Plus, unlike many trades this time of year, Harrison isn’t a rental. He’s under contract for two seasons beyond this one, at a reasonable price, averaging just over $8 million per year over that stretch. Factoring in inflation, that’s not much more than the two-year extension the team committed to Haloti Ngata two years ago, when he was well past his prime. Harrison, on the other hand, turns 30 in November and has yet to show signs of slowing down.
What a coup. Just ask Detroit’s upcoming opponent, the Seattle Seahawks.
“Snacks has been a big-timer for a long time,” Seahawks coach Pete Carrol said. “We caught him back in the Jets days when he was unheralded and he came to the surface as a play-maker. Then, of course he went to the Giants and carried it on there. He’s a good football player. Big presence, really good in the running game and disruptive in the pass rush, too. So, it’s a great get for them.”
Naturally, Harrison will also make players around him better. He’ll be a true space eater for the Lions up front who will command a steady diet of double teams. In Patricia’s scheme that frees up Detroit’s linebackers to make more plays.

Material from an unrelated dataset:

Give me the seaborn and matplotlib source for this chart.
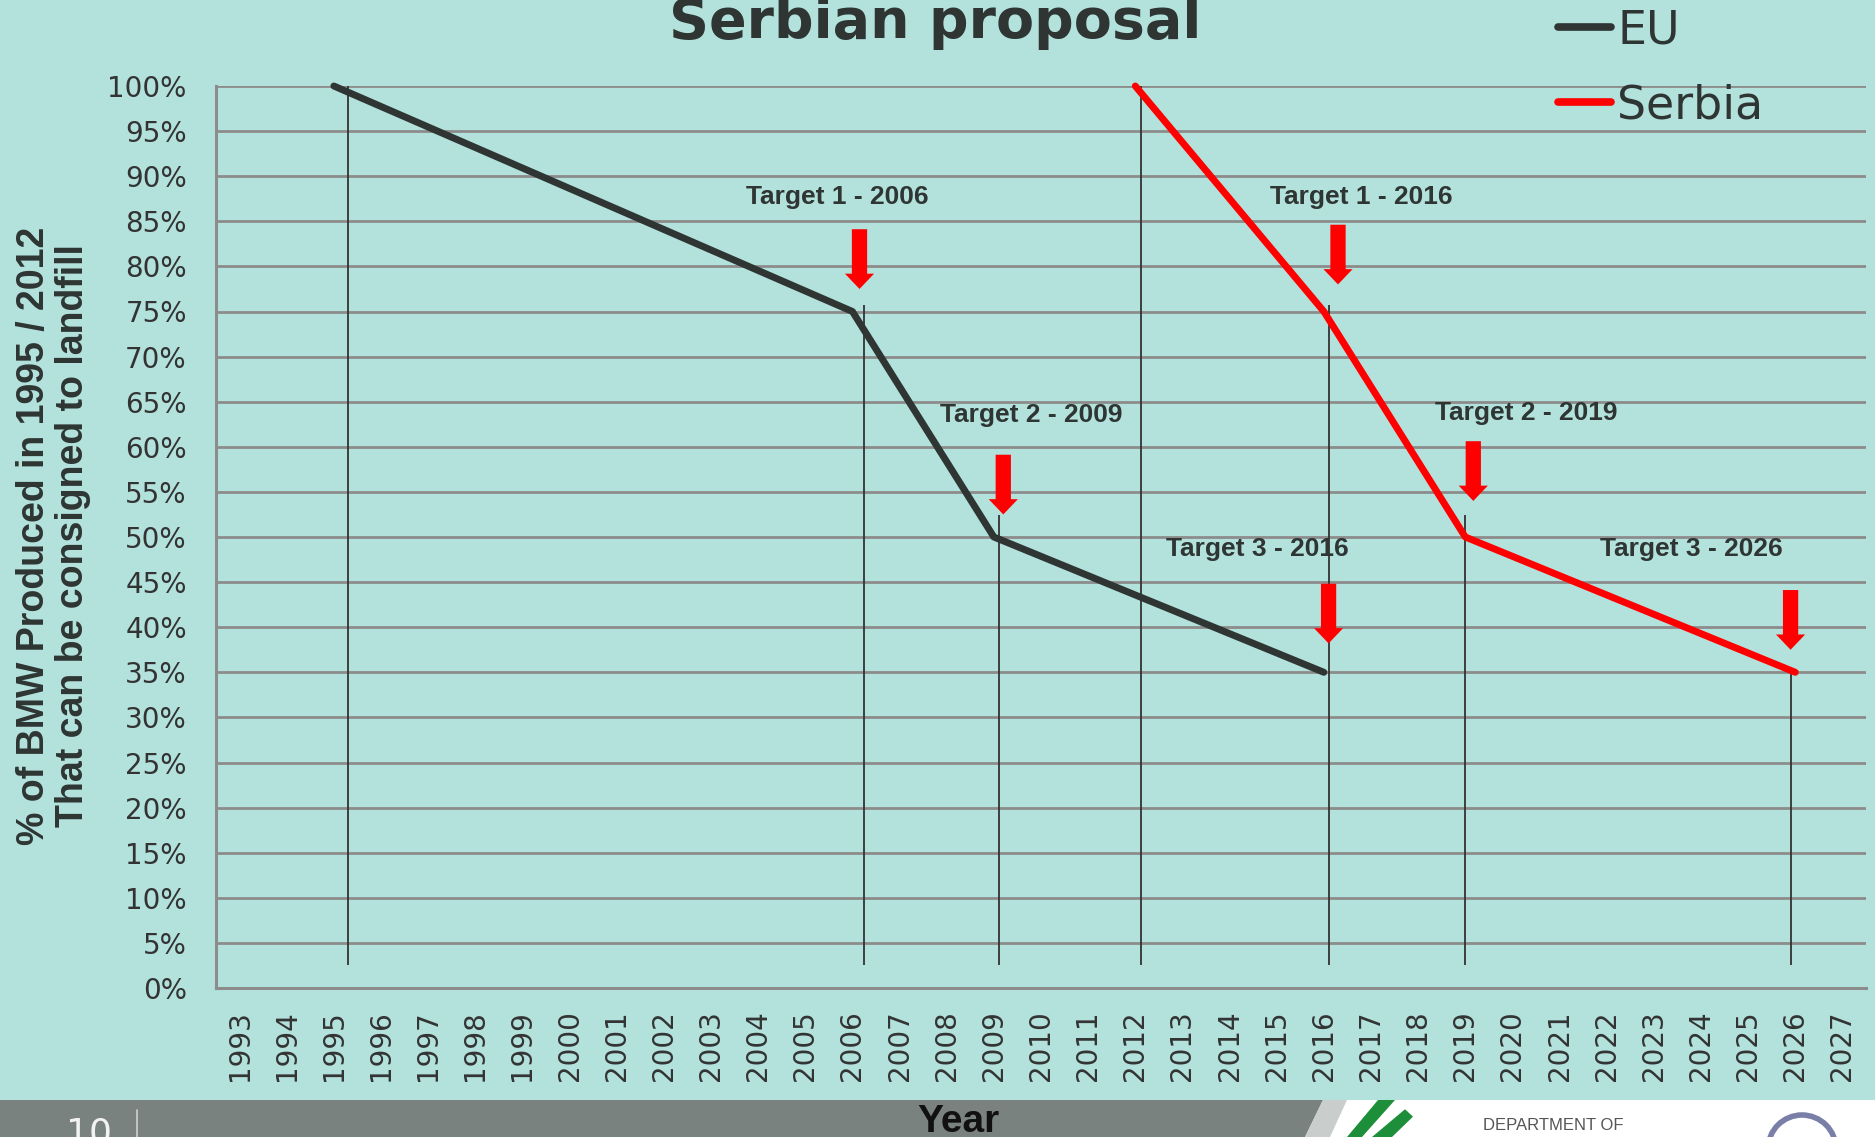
import numpy as np
import pandas as pd
import seaborn as sns
import matplotlib.pyplot as plt
from matplotlib.patches import Rectangle, Polygon, Ellipse

# data
eu_years = [1995, 2006, 2009, 2016]
eu_pct = [100, 75, 50, 35]
serbia_years = [2012, 2016, 2019, 2026]
serbia_pct = [100, 75, 50, 35]

year_ticks = list(range(1993, 2028))
pct_ticks = list(range(0, 101, 5))

# reference lines (year, top %)
vline_years = [1995.3, 2006.25, 2009.1, 2012.12, 2016.1, 2019.0, 2025.9]
vline_tops = [100, 75.7, 52.4, 100, 75.7, 52.4, 35.5]

# target labels and arrows
target_labels = ['Target 1 - 2006', 'Target 2 - 2009', 'Target 3 - 2016',
                 'Target 1 - 2016', 'Target 2 - 2019', 'Target 3 - 2026']
label_x = [2005.68, 2009.8, 2014.58, 2016.8, 2020.3, 2023.8]
label_y = [87.7, 63.5, 48.7, 87.7, 63.8, 48.7]
arrow_x = [2006.15, 2009.2, 2016.1, 2016.3, 2019.17, 2025.9]
arrow_tip = [77.5, 52.5, 38.2, 78, 54, 37.5]

bg = '#b3e2dd'
dark = '#2e3533'

sns.set_theme(style='white', rc={'axes.facecolor': bg, 'figure.facecolor': bg})
plt.rcParams['font.family'] = ['DejaVu Sans']

df = pd.DataFrame({
    'year': eu_years + serbia_years,
    'pct': eu_pct + serbia_pct,
    'series': ['EU'] * len(eu_years) + ['Serbia'] * len(serbia_years),
})

fig = plt.figure(figsize=(18.75, 11.37), dpi=100)
ax = fig.add_axes([216 / 1875, 1 - 988 / 1137, 1650 / 1875, 902 / 1137])

# gridlines
for p in pct_ticks[1:]:
    ax.axhline(p, color='#8c8c8c', lw=2.0, zorder=1)

ax.vlines(vline_years, 2.6, vline_tops, color='#333333', lw=1.3, zorder=2)

sns.lineplot(data=df, x='year', y='pct', hue='series',
             palette={'EU': dark, 'Serbia': '#ff0000'}, lw=5, ax=ax,
             legend=False, zorder=4)
for ln in ax.lines[-2:]:
    ln.set_solid_capstyle('round')
    ln.set_clip_on(False)

for x, y in zip(arrow_x, arrow_tip):
    ax.annotate('', xy=(x, y), xytext=(0, 43), textcoords='offset points',
                arrowprops=dict(arrowstyle='simple,head_length=0.55,head_width=1.05,tail_width=0.55',
                                mutation_scale=20, color='#ff0000', lw=0,
                                shrinkA=0, shrinkB=0), zorder=5)

for t, x, y in zip(target_labels, label_x, label_y):
    ax.text(x, y, t, ha='center', va='center', fontsize=19, fontweight='bold',
            family='Liberation Sans', color=dark, zorder=6)

ax.set_xlim(1992.5, 2027.5)
ax.set_ylim(0, 100)
ax.set_xticks(year_ticks)
ax.set_xticklabels([str(y) for y in year_ticks], rotation=90)
ax.set_yticks(pct_ticks)
ax.set_yticklabels([f'{p}%' for p in pct_ticks])
ax.tick_params(axis='x', length=0, pad=16, labelsize=20, labelcolor='#333333')
ax.tick_params(axis='y', length=0, pad=21, labelsize=20, labelcolor='#333333')
ax.set_xlabel('')
ax.set_ylabel('')
for s in ['top', 'right']:
    ax.spines[s].set_visible(False)
for s in ['left', 'bottom']:
    ax.spines[s].set_color('#8c8c8c')
    ax.spines[s].set_linewidth(2.2)

# legend
h_eu, = ax.plot([], [], color=dark, lw=5.5, solid_capstyle='round')
h_sr, = ax.plot([], [], color='#ff0000', lw=5.5, solid_capstyle='round')
fig.legend([h_eu, h_sr], ['EU', 'Serbia'], loc='upper left',
           bbox_to_anchor=(1558 / 1875, 1 - 8 / 1137), frameon=False, fontsize=33,
           handlelength=1.16, handletextpad=0.13, labelspacing=0.66,
           borderpad=0, borderaxespad=0, labelcolor=dark)

fig.text(0.4987, 1 - 38 / 1137, 'Serbian proposal', ha='center', va='baseline',
         fontsize=40, fontweight='bold', color=dark)

fig.text(0.0285, 0.5286, '% of BMW Produced in 1995 / 2012\nThat can be consigned to landfill',
         rotation=90, ha='center', va='center', multialignment='center',
         fontsize=27, fontweight='bold', family='Liberation Sans', color=dark,
         linespacing=1.1)

# bottom slide band
band_h = 1 - 1100 / 1137
W = 1875
fig.patches.append(Rectangle((0, 0), 1, band_h, transform=fig.transFigure,
                             facecolor='white', edgecolor='none', zorder=0))
fig.patches.append(Polygon([(0, 0), (1305 / W, 0), (1323 / W, band_h), (0, band_h)],
                           closed=True, transform=fig.transFigure,
                           facecolor='#7a8280', edgecolor='none', zorder=1))
fig.patches.append(Polygon([(1305 / W, 0), (1330 / W, 0), (1347 / W, band_h), (1323 / W, band_h)],
                           closed=True, transform=fig.transFigure,
                           facecolor='#c9cdcb', edgecolor='none', zorder=1))
fig.patches.append(Polygon([(1347 / W, 0), (1362 / W, 0), (1395 / W, band_h), (1378 / W, band_h)],
                           closed=True, transform=fig.transFigure,
                           facecolor='#1d8f3a', edgecolor='none', zorder=1))
fig.patches.append(Polygon([(1372 / W, 0), (1392 / W, 0), (1413 / W, band_h * 0.55), (1405 / W, band_h * 0.75)],
                           closed=True, transform=fig.transFigure,
                           facecolor='#1d8f3a', edgecolor='none', zorder=1))
fig.patches.append(Ellipse((1802 / W, -12 / 1137), 68 / W, 68 / 1137, transform=fig.transFigure,
                           facecolor='none', edgecolor='#7a7fa8', lw=4, zorder=1))
fig.text(1553 / W, 1 - 1118 / 1137, 'DEPARTMENT OF', ha='center', va='top', fontsize=12,
         color='#555555', family=['Liberation Sans Narrow', 'Liberation Sans'])
fig.text(66 / W, 1 - 1143 / 1137, '10', ha='left', va='baseline', fontsize=26,
         color='#f2f2f2')
fig.lines.append(plt.Line2D([137 / W, 137 / W], [0, 1 - 1110 / 1137],
                            transform=fig.transFigure, color='#d0d0d0', lw=1.2))
fig.text(958 / W, 1 - 1132 / 1137, 'Year', ha='center', va='baseline', fontsize=28,
         fontweight='bold', family='Liberation Sans', color='#111111')

fig.savefig('out.png', dpi=100, facecolor=bg)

It was an entirely difference scheme, but it's easy to remember the way Ndamukong Suh and Nick Fairley impacted Detroit’s linebackers a few years back. Opponents had to commit so many resources into controlling Detroit’s front that it freed up Stephen Tulloch, DeAndre Levy and company up to rack up the counting stats.
It’s also going to allow the Lions better manage Hand’s playing time. The fourth-rounder out of Alabama has been a revelation this season, rapidly picking up the scheme and executing at a high level. That’s caused the Lions to lean on him hard in recent weeks. He’s played nearly 75 percent of snaps the past three games, a heavy workload for any interior lineman, let alone a rookie.
Lions coach Matt Patricia preemptively cut off questions about Harrison prior to his Wednesday news conference, since the deal was yet to be made official, but did acknowledge the importance of monitoring Hand’s workload as the season progresses.
Harrison’s addition could also impact how the Lions use Hand. In dialing back his snap count, they could also use him more on at defensive end, where he’s played sparingly to this point, but would further bolster the defense’s ability to play the run with the athletic 300-pounder setting the edge.
Overall, Quinn has done a marvelous job building out Detroit’s offense. His three-year overhaul of the offensive line, which saw a replacement of all five spots, is paying clear dividends. The team is allowing pass-rush pressure at the lowest rate in the league, complementing a ground game that has gone from worst in the NFL to top-five in yards per carry.
Draft picks Frank Ragnow, Kerryon Johnson, Graham Glasgow and Kenny Golladay all look like long-term building blocks and big-money free-agent additions such as Marvin Jones, Rick Wagner and T.J. Lang have largely exceeded expectations in relation to cost.
The general manager has spent more prudently on his defensive additions over the years, and he certainly didn’t commit the anticipated resources this offseason, given the schematic overhaul brought about by Patricia’s hire.
Harrison has the potential to be the gap-closing catalyst between the units, in turn making the Lions a more complete team. He signifies both a brighter future for the defense and an immediate commitment the current roster is ready to compete for bigger things, after winning three of the past four.
Not a bad haul for a fifth-round pick.